=== Description of the task ===
Retype the whole listing, please, keeping every line exact and dropping the pictures.

=== Data rows ===
-- START --

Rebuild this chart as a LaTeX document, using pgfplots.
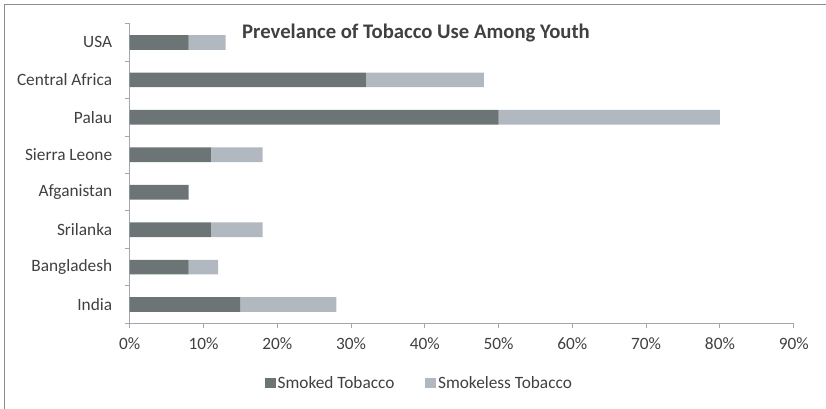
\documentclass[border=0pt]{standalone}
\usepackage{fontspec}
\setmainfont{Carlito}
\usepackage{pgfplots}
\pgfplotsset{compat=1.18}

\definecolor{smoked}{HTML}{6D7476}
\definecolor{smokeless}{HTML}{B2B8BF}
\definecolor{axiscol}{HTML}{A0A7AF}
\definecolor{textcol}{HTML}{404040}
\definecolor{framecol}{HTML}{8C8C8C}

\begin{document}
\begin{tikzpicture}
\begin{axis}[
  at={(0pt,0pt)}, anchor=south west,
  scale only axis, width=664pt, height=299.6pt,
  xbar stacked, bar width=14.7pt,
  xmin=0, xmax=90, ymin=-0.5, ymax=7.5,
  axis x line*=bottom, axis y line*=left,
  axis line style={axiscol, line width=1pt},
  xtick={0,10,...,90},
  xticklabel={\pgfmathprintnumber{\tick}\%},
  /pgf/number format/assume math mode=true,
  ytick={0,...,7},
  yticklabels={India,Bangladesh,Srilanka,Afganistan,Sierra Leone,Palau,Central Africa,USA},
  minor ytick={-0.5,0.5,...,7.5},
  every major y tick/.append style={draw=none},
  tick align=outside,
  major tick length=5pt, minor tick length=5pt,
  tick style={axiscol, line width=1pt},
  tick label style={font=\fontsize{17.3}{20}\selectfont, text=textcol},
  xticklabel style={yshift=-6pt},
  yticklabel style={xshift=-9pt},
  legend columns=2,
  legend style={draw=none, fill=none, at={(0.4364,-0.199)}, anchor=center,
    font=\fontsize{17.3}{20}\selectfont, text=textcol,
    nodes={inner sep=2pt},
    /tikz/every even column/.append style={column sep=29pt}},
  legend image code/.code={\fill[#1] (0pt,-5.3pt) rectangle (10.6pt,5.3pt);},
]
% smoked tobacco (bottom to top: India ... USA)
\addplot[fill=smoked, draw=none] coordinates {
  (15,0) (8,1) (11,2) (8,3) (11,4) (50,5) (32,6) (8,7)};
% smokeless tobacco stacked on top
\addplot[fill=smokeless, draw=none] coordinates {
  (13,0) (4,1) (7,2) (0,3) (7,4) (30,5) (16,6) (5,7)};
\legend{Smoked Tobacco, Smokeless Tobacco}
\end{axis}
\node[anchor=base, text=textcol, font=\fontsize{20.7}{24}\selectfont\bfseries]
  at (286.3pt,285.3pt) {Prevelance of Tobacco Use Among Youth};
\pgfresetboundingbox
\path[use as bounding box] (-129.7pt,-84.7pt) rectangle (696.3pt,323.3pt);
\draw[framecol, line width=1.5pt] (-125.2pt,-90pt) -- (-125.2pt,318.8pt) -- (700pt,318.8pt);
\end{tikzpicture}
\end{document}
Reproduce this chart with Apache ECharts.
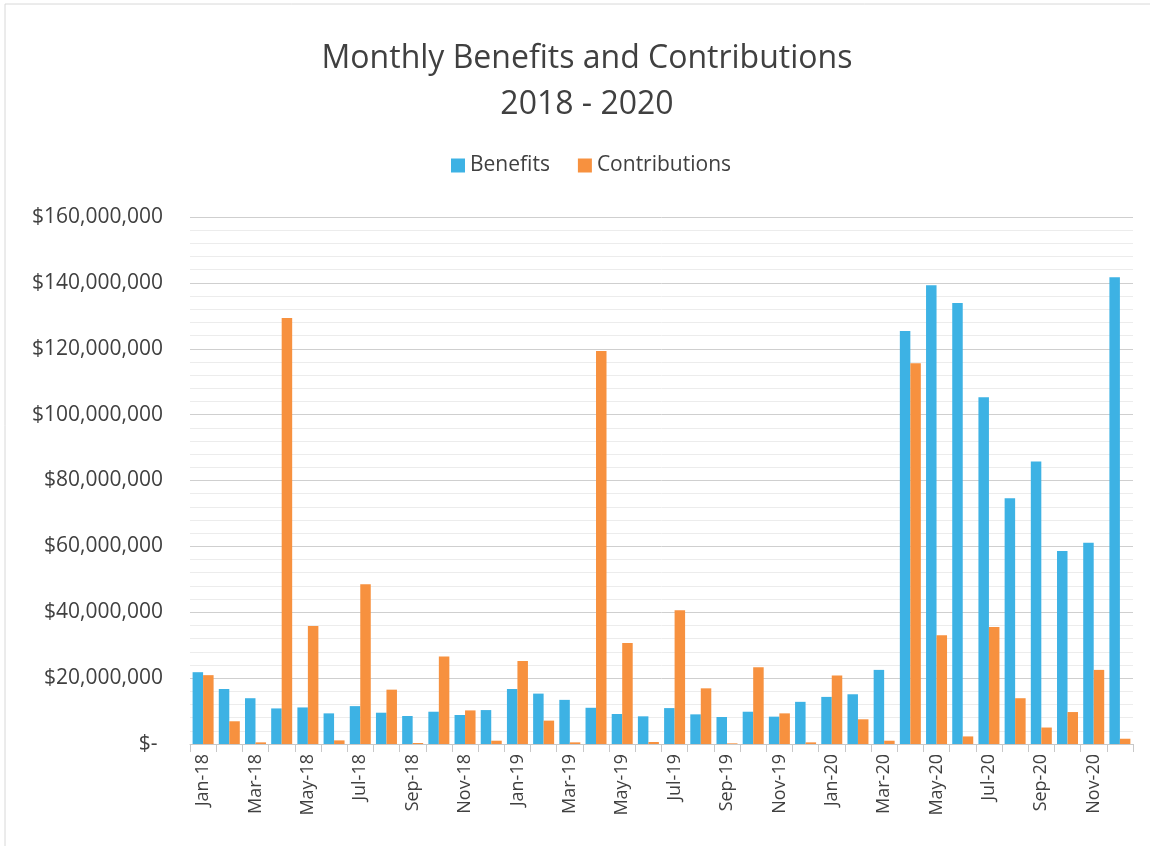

-- END --

=== Reply ===
Rebuild this chart as a LaTeX document, using pgfplots.
\documentclass[border=0pt]{standalone}
\usepackage{fontspec}
\setmainfont{Carlito}
\usepackage{pgfplots}
\pgfplotsset{compat=1.18}

\definecolor{smoked}{HTML}{6D7476}
\definecolor{smokeless}{HTML}{B2B8BF}
\definecolor{axiscol}{HTML}{A0A7AF}
\definecolor{textcol}{HTML}{404040}
\definecolor{framecol}{HTML}{8C8C8C}

\begin{document}
\begin{tikzpicture}
\begin{axis}[
  at={(0pt,0pt)}, anchor=south west,
  scale only axis, width=664pt, height=299.6pt,
  xbar stacked, bar width=14.7pt,
  xmin=0, xmax=90, ymin=-0.5, ymax=7.5,
  axis x line*=bottom, axis y line*=left,
  axis line style={axiscol, line width=1pt},
  xtick={0,10,...,90},
  xticklabel={\pgfmathprintnumber{\tick}\%},
  /pgf/number format/assume math mode=true,
  ytick={0,...,7},
  yticklabels={India,Bangladesh,Srilanka,Afganistan,Sierra Leone,Palau,Central Africa,USA},
  minor ytick={-0.5,0.5,...,7.5},
  every major y tick/.append style={draw=none},
  tick align=outside,
  major tick length=5pt, minor tick length=5pt,
  tick style={axiscol, line width=1pt},
  tick label style={font=\fontsize{17.3}{20}\selectfont, text=textcol},
  xticklabel style={yshift=-6pt},
  yticklabel style={xshift=-9pt},
  legend columns=2,
  legend style={draw=none, fill=none, at={(0.4364,-0.199)}, anchor=center,
    font=\fontsize{17.3}{20}\selectfont, text=textcol,
    nodes={inner sep=2pt},
    /tikz/every even column/.append style={column sep=29pt}},
  legend image code/.code={\fill[#1] (0pt,-5.3pt) rectangle (10.6pt,5.3pt);},
]
% smoked tobacco (bottom to top: India ... USA)
\addplot[fill=smoked, draw=none] coordinates {
  (15,0) (8,1) (11,2) (8,3) (11,4) (50,5) (32,6) (8,7)};
% smokeless tobacco stacked on top
\addplot[fill=smokeless, draw=none] coordinates {
  (13,0) (4,1) (7,2) (0,3) (7,4) (30,5) (16,6) (5,7)};
\legend{Smoked Tobacco, Smokeless Tobacco}
\end{axis}
\node[anchor=base, text=textcol, font=\fontsize{20.7}{24}\selectfont\bfseries]
  at (286.3pt,285.3pt) {Prevelance of Tobacco Use Among Youth};
\pgfresetboundingbox
\path[use as bounding box] (-129.7pt,-84.7pt) rectangle (696.3pt,323.3pt);
\draw[framecol, line width=1.5pt] (-125.2pt,-90pt) -- (-125.2pt,318.8pt) -- (700pt,318.8pt);
\end{tikzpicture}
\end{document}
Reproduce this chart with Apache ECharts.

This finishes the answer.